I had a great conversation with my Investment Advisor today about stocks. We were talking about the follies of moving around your money between blue-chip companies too much just because the stock dips slightly. When the market isn’t in crisis and the economy is moving forward, in most cases, it will always work in your favour to leave your money in place especially if the company has a history of performing at a steady rate over time.
My advisor was telling me how often it is a client moves money out of ‘Company A’ and into ‘Company B’ because the stock hasn’t moved in 15 to 30 days only to see the price increase after they have made the switch. The morale of the story is let the blue chip company perform and invest for the long term.
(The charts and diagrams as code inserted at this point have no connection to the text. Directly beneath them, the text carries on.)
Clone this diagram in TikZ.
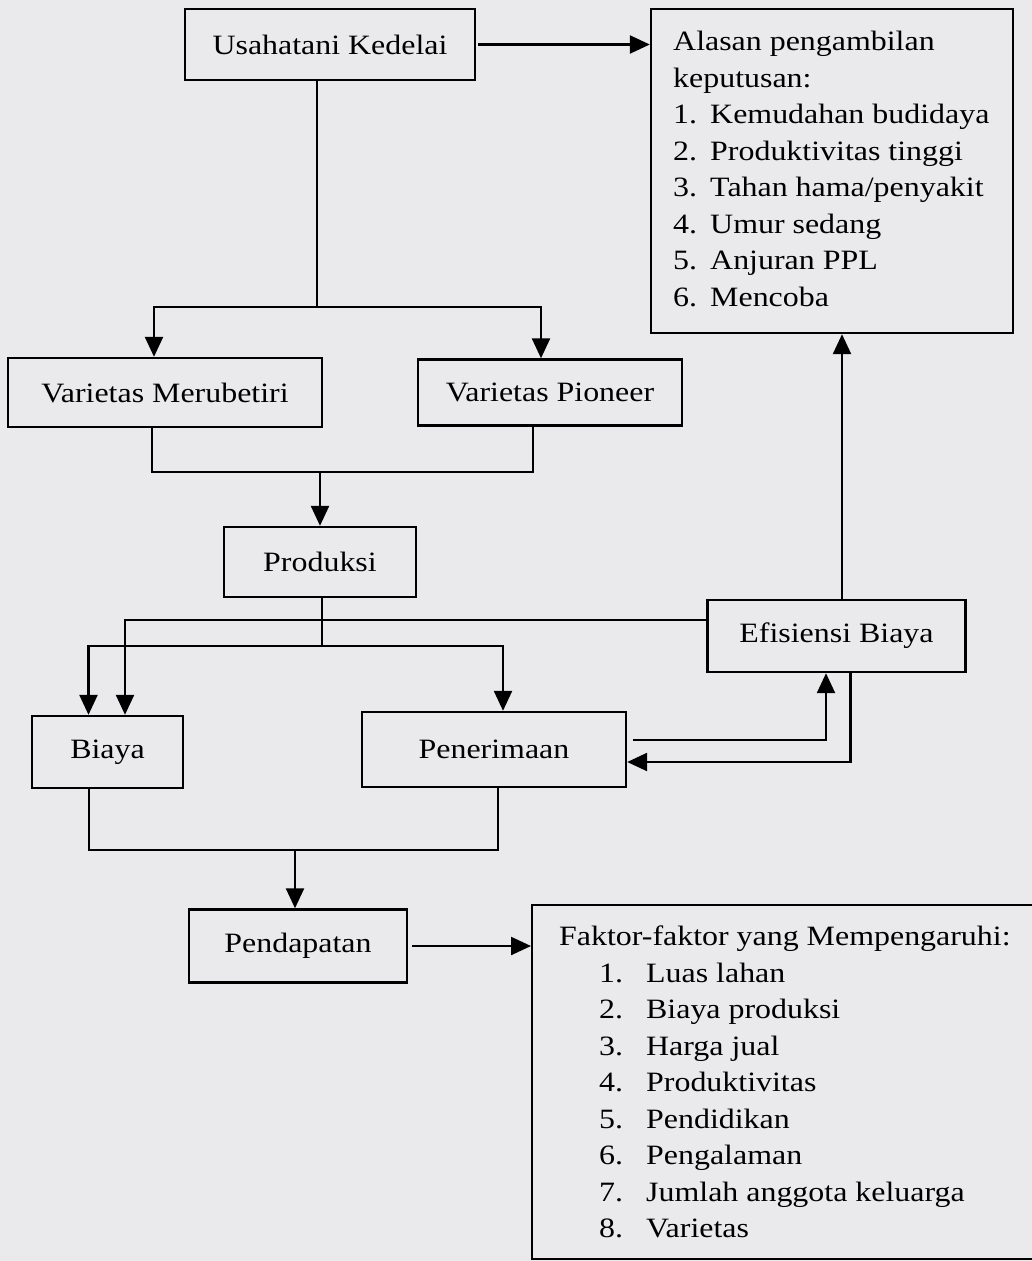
\documentclass[tikz,border=0pt]{standalone}
\usepackage{fontspec}
\setmainfont[FakeStretch=1.14]{Liberation Serif}
\usetikzlibrary{arrows.meta,calc}
\definecolor{paper}{RGB}{234,234,236}
\begin{document}
\begin{tikzpicture}[x=1pt,y=-1pt,
  box/.style={draw, line width=2.4pt, inner sep=0pt, font=\fontsize{28}{36.5}\selectfont},
  arr/.style={line width=2.4pt, -{Triangle[length=20pt,width=18pt]}},
  ln/.style={line width=2.4pt},
  lst/.style={anchor=north west, inner sep=0pt, align=left, font=\fontsize{28}{36.5}\selectfont}]
\fill[paper] (0,0) rectangle (1032,1261);
\clip (0,0) rectangle (1032,1261);

\node[box, minimum width=290pt, minimum height=71pt] (usaha) at (330,44.5) {Usahatani Kedelai};
\node[box, minimum width=362pt, minimum height=324pt] (alasan) at (832,171) {};
\node[lst] (alasanT) at (673,31) {Alasan pengambilan\\keputusan:\\
\makebox[37pt][l]{1.}Kemudahan budidaya\\
\makebox[37pt][l]{2.}Produktivitas tinggi\\
\makebox[37pt][l]{3.}Tahan hama/penyakit\\
\makebox[37pt][l]{4.}Umur sedang\\
\makebox[37pt][l]{5.}Anjuran PPL\\
\makebox[37pt][l]{6.}Mencoba};
\node[box, minimum width=314pt, minimum height=69pt] (meru) at (165,392.5) {Varietas Merubetiri};
\node[box, minimum width=264pt, minimum height=66pt] (pion) at (550,392.5) {Varietas Pioneer};
\node[box, minimum width=192pt, minimum height=70pt] (prod) at (320,562) {Produksi};
\node[box, minimum width=258pt, minimum height=72pt] (efis) at (836.5,636) {Efisiensi Biaya};
\node[box, minimum width=151pt, minimum height=72pt] (biaya) at (107.5,752) {Biaya};
\node[box, minimum width=264pt, minimum height=75pt] (pener) at (494,749.5) {Penerimaan};
\node[box, minimum width=218pt, minimum height=73pt] (pend) at (298,946) {Pendapatan};
\node[box, minimum width=510pt, minimum height=354pt, anchor=north west] (faktor) at (531,904) {};
\node[lst] (faktorT) at (559,926) {Faktor-faktor yang Mempengaruhi:\\
\hspace*{40pt}\makebox[47pt][l]{1.}Luas lahan\\
\hspace*{40pt}\makebox[47pt][l]{2.}Biaya produksi\\
\hspace*{40pt}\makebox[47pt][l]{3.}Harga jual\\
\hspace*{40pt}\makebox[47pt][l]{4.}Produktivitas\\
\hspace*{40pt}\makebox[47pt][l]{5.}Pendidikan\\
\hspace*{40pt}\makebox[47pt][l]{6.}Pengalaman\\
\hspace*{40pt}\makebox[47pt][l]{7.}Jumlah anggota keluarga\\
\hspace*{40pt}\makebox[47pt][l]{8.}Varietas};

% connectors
\draw[arr] ([xshift=2pt]usaha.east) -- (usaha.east -| alasan.west);
\coordinate (j1) at (317,307);
\draw[ln] (usaha.south -| j1) -- (j1);
\draw[arr] (j1) -| ([xshift=-11pt]meru.north);
\draw[arr] (j1) -| ([xshift=-9pt]pion.north);

\coordinate (j2) at (320,472);
\draw[ln] ([xshift=-13pt]meru.south) |- (j2);
\draw[ln] ([xshift=-17pt]pion.south) |- (j2);
\draw[arr] (j2) -- (prod.north);

\coordinate (j3) at (322,646);
\draw[ln] (prod.south -| j3) -- (j3);
\draw[arr] (j3) -| ([xshift=-19pt]biaya.north);
\draw[arr] (j3) -| ([xshift=9pt]pener.north);
\draw[arr] ([yshift=16pt]efis.west) -| ([xshift=17.5pt]biaya.north);

\draw[arr] ([xshift=5.5pt]efis.north) -- ([xshift=5.5pt]efis.north |- alasan.south);
\draw[arr] ([xshift=6pt,yshift=9.5pt]pener.east) -| ([xshift=-10.5pt]efis.south);
\draw[arr] ([xshift=14pt]efis.south) |- ([yshift=-12.5pt]pener.east);

\coordinate (j4) at (295,850);
\draw[ln] ([xshift=-18.5pt]biaya.south) |- (j4);
\draw[ln] ([xshift=4pt]pener.south) |- (j4);
\draw[arr] (j4) -- (pend.north -| j4);
\draw[arr] ([xshift=4pt]pend.east) -- (pend.east -| faktor.west);
\end{tikzpicture}
\end{document}
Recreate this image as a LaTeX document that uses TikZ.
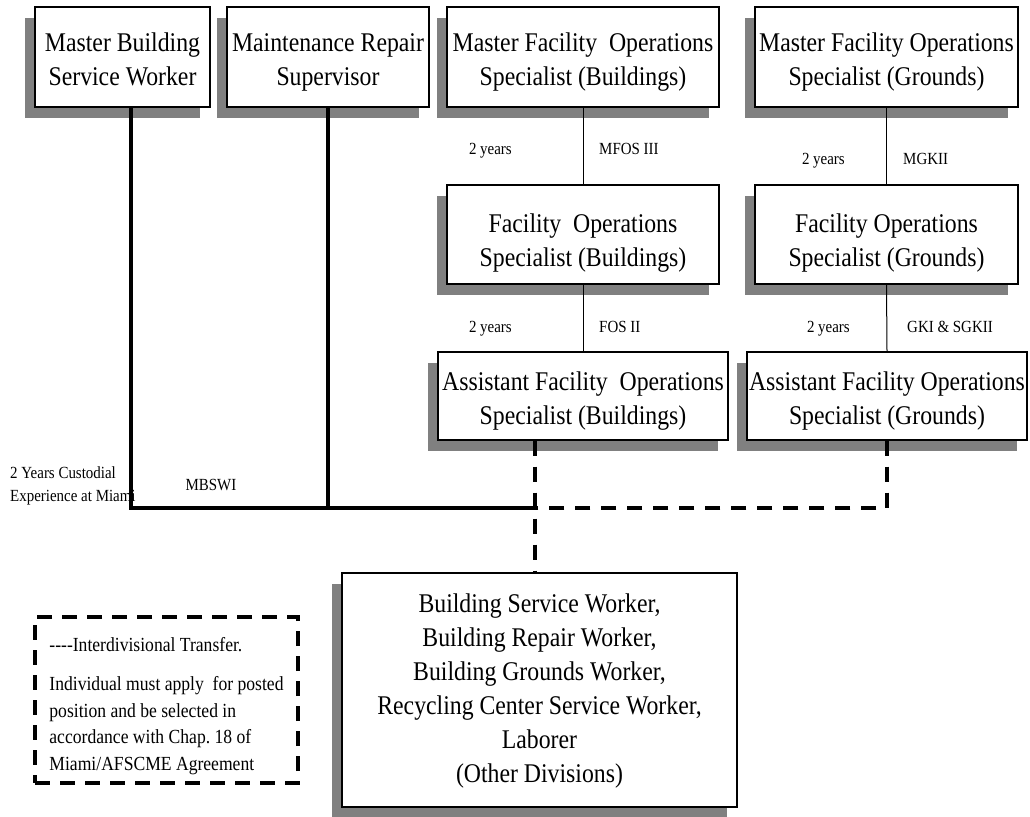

When it all registered to me, I immediately thought of dieting and plan adjustments. “When am I getting my next plan?” is the question that is echoed to me on a regular basis. A great plan is one that doesn’t need to be changed regularly. Just like a great stock for investment purposes (not gambling), the investment grows when you stick with it.
The human body needs to adapt to a program before eliciting a response and that timeframe can be anywhere from 4 to 6 to even 8 weeks. Changing the programming too often and too soon doesn’t allow the body to “master” the phase and eliciting a physiological change such as fat loss comes from consistent diet and training working synergistically, over time. It doesn’t happen because of variety.
If the specific business sector (or the economy) of your investment is about to go in a recession, then that is probably the best time to move around your money.
If there is something that is preventing you from executing all of the goals on your plan that is beyond your control, then that is the time to change your programming.
In both cases, the payoff and the reward happens over time and with patience.